Reg Pugh

Personal information
- Full name: Reginald Pugh
- Date of birth: 12 July 1914
- Place of birth: Aberaman, Wales
- Date of death: 21 October 1981 (aged 67)
- Place of death: Folkestone, Kent, England
- Height: 5 ft 5 in (1.65 m)
- Position: Outside right

Senior career*
- Years: Team / Apps / (Gls)
- 0000–1934: Aberaman Athletic
- 1934–1945: Cardiff City / 166 / (25)
- 1942: → Brentford (guest) / 1 / (0)

= Reg Pugh =

Welsh footballer (1914–1981)

Reginald Pugh (12 July 1914 – 21 October 1981) was a Welsh professional footballer.

==Career==
Born in Aberaman, near Aberdare, Mid Glamorgan in July 1914, Pugh began his career at his hometown club Aberaman Athletic before joining Cardiff City shortly after.
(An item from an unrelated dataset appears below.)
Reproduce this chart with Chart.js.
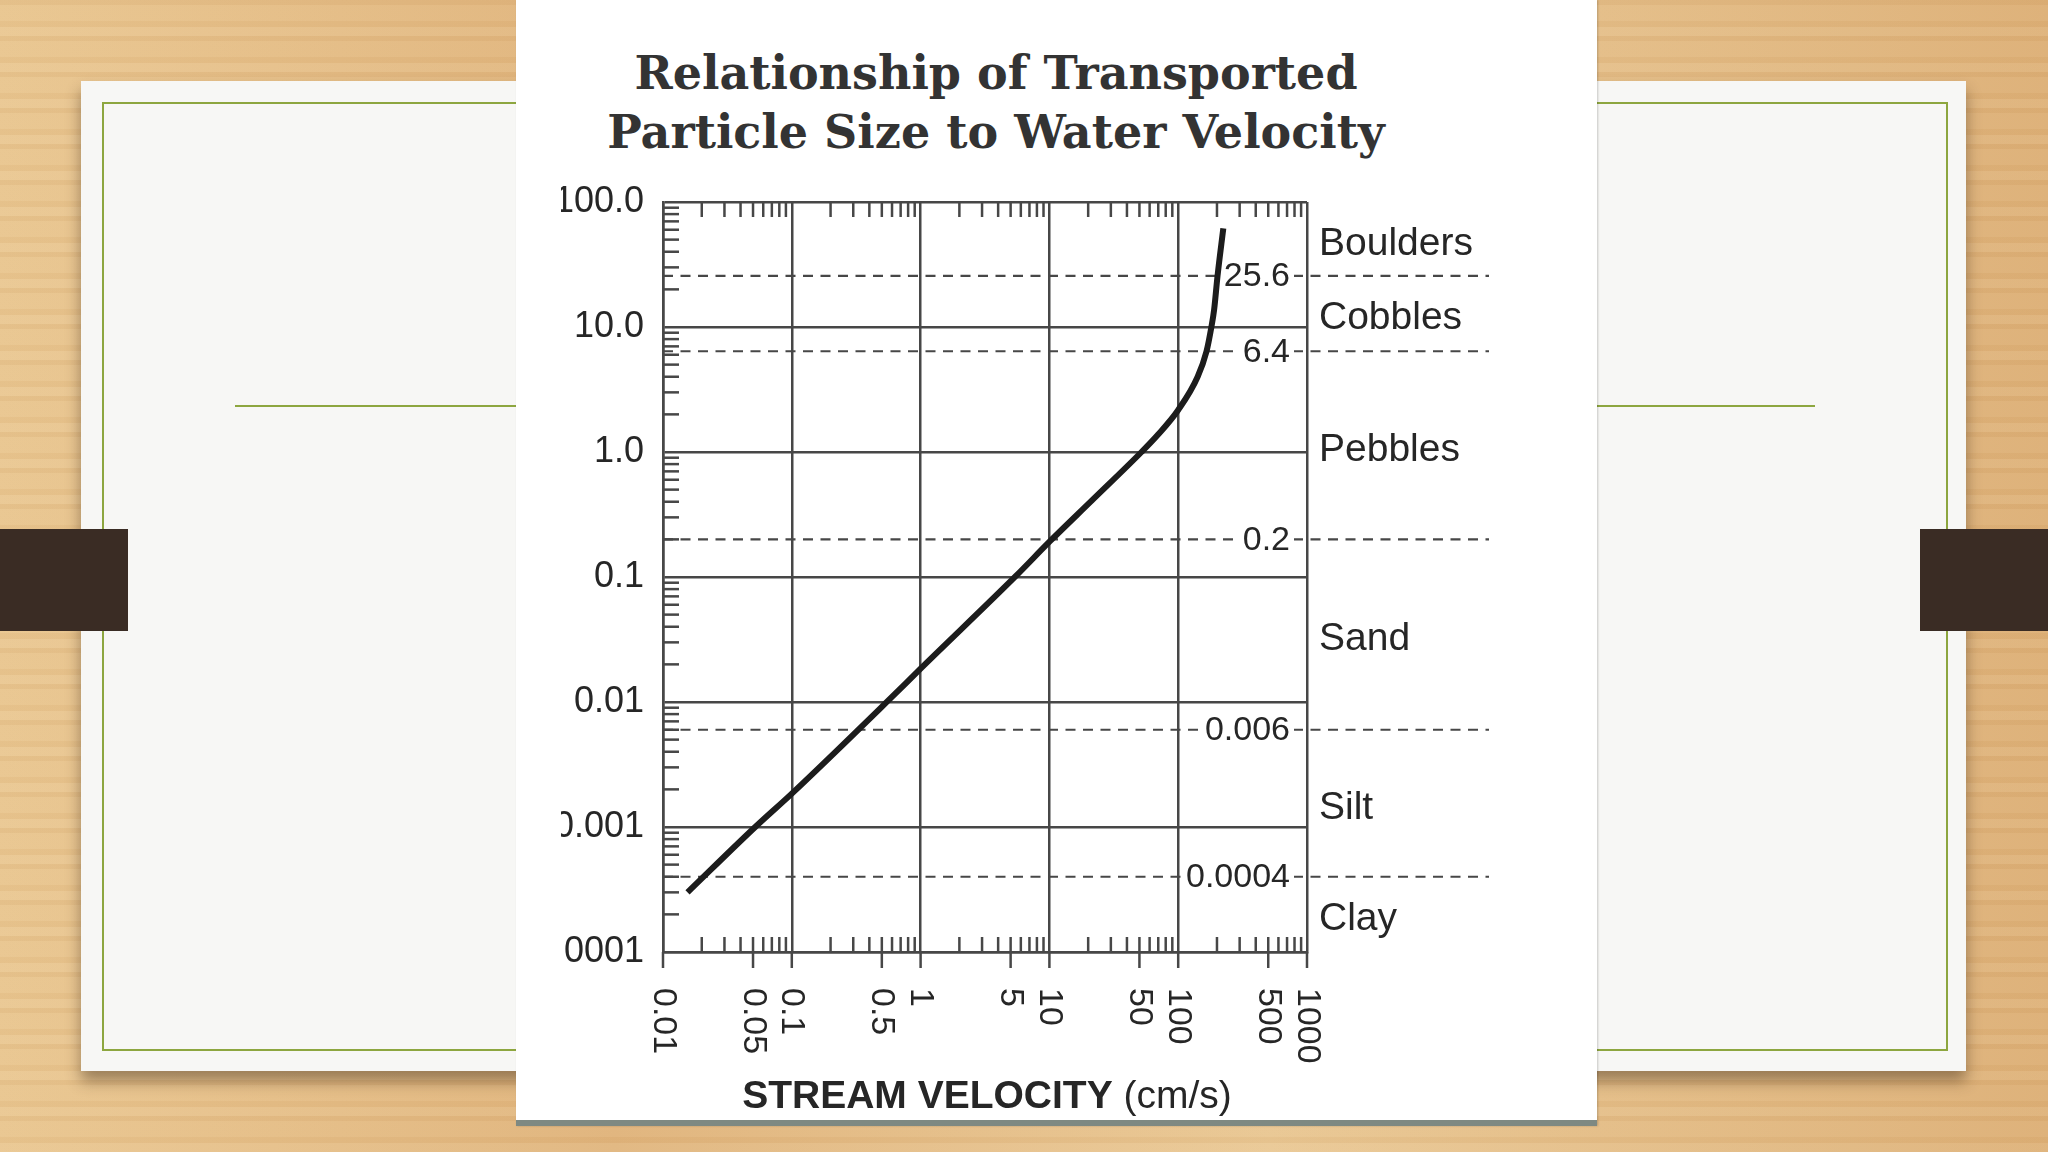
<!DOCTYPE html>
<html lang="en">
    <head>
        <meta charset="UTF-8" />
        <title>Relationship of Transported Particle Size to Water Velocity</title>
        <style>
            body {
                margin: 0;
                width: 2048px;
                height: 1152px;
                overflow: hidden;
                position: relative;
                background:
                    repeating-linear-gradient(0deg, rgba(255, 245, 225, 0.08) 0 9px, rgba(170, 110, 50, 0.05) 9px 15px, rgba(255, 250, 235, 0.03) 15px 31px, rgba(160, 100, 45, 0.06) 31px 36px),
                    linear-gradient(90deg, #e9c690, #e0b47c 30%, #e9c793 62%, #ddb077);
            }
            .slide {
                position: absolute;
                left: 81px;
                top: 81px;
                width: 1885px;
                height: 990px;
                background: #f7f7f5;
                box-shadow: 0 10px 14px rgba(60, 40, 20, 0.45);
            }
            .frame {
                position: absolute;
                left: 102px;
                top: 102px;
                width: 1842px;
                height: 945px;
                border: 2px solid #8da63f;
            }
            .rule {
                position: absolute;
                top: 405px;
                height: 2px;
                background: #8da63f;
            }
            .tab {
                position: absolute;
                top: 529px;
                width: 128px;
                height: 102px;
                background: #3a2c24;
            }
            .panel {
                position: absolute;
                left: 516px;
                top: 0;
                width: 1081px;
                height: 1120px;
                background: #fff;
                border-bottom: 6px solid #7e8982;
                box-shadow: 1px 0 2px rgba(0, 0, 0, 0.2);
            }
            h1 {
                position: absolute;
                left: 516px;
                top: 44px;
                width: 960px;
                margin: 0;
                text-align: center;
                font: bold 46px/59px "DejaVu Serif", serif;
                color: #333;
            }
            canvas {
                position: absolute;
                left: 561px;
                top: 0;
            }
        </style>
        <script src="https://cdn.jsdelivr.net/npm/chart.js"></script>
    </head>
    <body>
        <div class="slide"></div>
        <div class="frame"></div>
        <div class="rule" style="left: 235px; width: 281px"></div>
        <div class="rule" style="left: 1597px; width: 218px"></div>
        <div class="tab" style="left: 0"></div>
        <div class="tab" style="left: 1920px"></div>
        <div class="panel"></div>
        <h1>Relationship of Transported<br />Particle Size to Water Velocity</h1>
        <canvas id="chart" width="1487" height="1152"></canvas>
        <script>
            // curve: stream velocity (cm/s) vs particle size (cm)
            const velocity = [0.0155, 0.052, 0.1, 0.557, 1, 5.5, 10.2, 21.4, 51.9, 69.8, 100, 141.6, 166, 181, 190, 202, 224];
            const particleSize = [0.0003, 0.001, 0.00185, 0.0102, 0.0185, 0.102, 0.195, 0.41, 1.0, 1.38, 2.17, 4.0, 6.4, 10, 13.7, 25.6, 61.6];

            const yTickValues = [0.0001, 0.001, 0.01, 0.1, 1, 10, 100];
            const yTickLabels = ["0.0001", "0.001", "0.01", "0.1", "1.0", "10.0", "100.0"];
            const xGridValues = [0.01, 0.1, 1, 10, 100, 1000];
            const xTickValues = [0.01, 0.05, 0.1, 0.5, 1, 5, 10, 50, 100, 500, 1000];
            const xTickLabels = ["0.01", "0.05", "0.1", "0.5", "1", "5", "10", "50", "100", "500", "1000"];

            const classNames = ["Boulders", "Cobbles", "Pebbles", "Sand", "Silt", "Clay"];
            const classBounds = [100, 25.6, 6.4, 0.2, 0.006, 0.0004, 0.0001];
            const boundLabels = ["25.6", "6.4", "0.2", "0.006", "0.0004"];

            const INK = "#474747";
            const TEXT = "#262626";
            const SANS = '"Liberation Sans", Arial, sans-serif';

            function stroke(ctx, x1, y1, x2, y2) {
                ctx.beginPath();
                ctx.moveTo(x1, y1);
                ctx.lineTo(x2, y2);
                ctx.stroke();
            }

            // minor ticks, class boundaries, labels and x axis text
            const overlay = {
                id: "overlay",
                beforeDatasetsDraw(chart) {
                    const { ctx, chartArea: a, scales } = chart;
                    const x = scales.x;
                    const y = scales.y;
                    ctx.save();
                    ctx.strokeStyle = INK;
                    ctx.lineWidth = 2.5;

                    for (let d = -4; d < 2; d++) {
                        for (let m = 2; m <= 9; m++) {
                            const py = y.getPixelForValue(m * Math.pow(10, d));
                            stroke(ctx, a.left, py, a.left + 16, py);
                        }
                    }
                    for (let d = -2; d < 3; d++) {
                        for (let m = 2; m <= 9; m++) {
                            const px = x.getPixelForValue(m * Math.pow(10, d));
                            stroke(ctx, px, a.top, px, a.top + 15);
                            stroke(ctx, px, a.bottom, px, a.bottom - 15);
                        }
                    }
                    xTickValues.forEach((v) => {
                        const px = x.getPixelForValue(v);
                        stroke(ctx, px, a.bottom, px, a.bottom + 16);
                    });

                    // dashed class boundaries
                    ctx.font = "34px " + SANS;
                    ctx.textBaseline = "middle";
                    boundLabels.forEach((label, i) => {
                        const py = y.getPixelForValue(classBounds[i + 1]);
                        ctx.setLineDash([10, 7.5]);
                        ctx.lineWidth = 2.2;
                        stroke(ctx, a.left, py, a.right + 182, py);
                        ctx.setLineDash([]);
                        const w = ctx.measureText(label).width;
                        const tx = a.right - 17;
                        ctx.fillStyle = "#fff";
                        ctx.fillRect(tx - w - 4, py - 16, w + 8, 32);
                        ctx.fillStyle = TEXT;
                        ctx.textAlign = "right";
                        ctx.fillText(label, tx, py + 1);
                    });

                    // class names between boundaries
                    ctx.font = "39px " + SANS;
                    ctx.textAlign = "left";
                    classNames.forEach((name, i) => {
                        const mid = Math.sqrt(classBounds[i] * classBounds[i + 1]);
                        ctx.fillText(name, a.right + 12, y.getPixelForValue(mid) + 5);
                    });

                    // rotated x tick labels
                    ctx.font = "34px " + SANS;
                    xTickValues.forEach((v, i) => {
                        ctx.save();
                        ctx.translate(x.getPixelForValue(v), a.bottom + 36);
                        ctx.rotate(Math.PI / 2);
                        ctx.fillText(xTickLabels[i], 0, 0);
                        ctx.restore();
                    });

                    // x axis title
                    const bold = "STREAM VELOCITY";
                    const rest = " (cm/s)";
                    ctx.font = "bold 39px " + SANS;
                    const wb = ctx.measureText(bold).width;
                    ctx.font = "39px " + SANS;
                    const wr = ctx.measureText(rest).width;
                    const cx = (a.left + a.right) / 2 - (wb + wr) / 2 + 2;
                    ctx.font = "bold 39px " + SANS;
                    ctx.fillText(bold, cx, 1097);
                    ctx.font = "39px " + SANS;
                    ctx.fillText(rest, cx + wb, 1097);
                    ctx.restore();
                },
            };

            const ctx = document.getElementById("chart").getContext("2d");
            new Chart(ctx, {
                type: "scatter",
                data: {
                    datasets: [
                        {
                            data: velocity.map((v, i) => ({ x: v, y: particleSize[i] })),
                            showLine: true,
                            pointRadius: 0,
                            borderColor: "#1c1c1c",
                            borderWidth: 6,
                            cubicInterpolationMode: "monotone",
                        },
                    ],
                },
                options: {
                    responsive: false,
                    devicePixelRatio: 1,
                    animation: false,
                    layout: { padding: { left: 0, top: 202, right: 741, bottom: 0 } },
                    plugins: { legend: { display: false }, tooltip: { enabled: false } },
                    scales: {
                        x: {
                            type: "logarithmic",
                            min: 0.01,
                            max: 1000,
                            afterBuildTicks: (s) => {
                                s.ticks = xGridValues.map((value) => ({ value }));
                            },
                            afterFit: (s) => {
                                s.height = 200;
                            },
                            ticks: { display: false },
                            grid: { color: INK, lineWidth: 2.5, drawTicks: false },
                            border: { color: INK, width: 2.5 },
                        },
                        y: {
                            type: "logarithmic",
                            min: 0.0001,
                            max: 100,
                            afterBuildTicks: (s) => {
                                s.ticks = yTickValues.map((value) => ({ value }));
                            },
                            afterFit: (s) => {
                                s.width = 102;
                            },
                            ticks: {
                                padding: 19,
                                color: TEXT,
                                font: { family: SANS, size: 36 },
                                callback: (value, i) => yTickLabels[i],
                            },
                            grid: { color: INK, lineWidth: 2.5, drawTicks: false },
                            border: { color: INK, width: 2.5 },
                        },
                    },
                },
                plugins: [overlay],
            });
        </script>
    </body>
</html>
He made his debut in October 1934 in a 3–1 win over Watford, becoming one of the club's youngest ever debutants at the age of 17. The following season, he was ever present in a side that struggled to avoid relegation. Following the outbreak of World War II, he played several times for the club in wartime fixtures before serving in Burma with the South Wales Borderers. At the end of the hostilities, he did not return to professional football. Pugh died in Folkestone, Kent in October 1981 at the age of 67.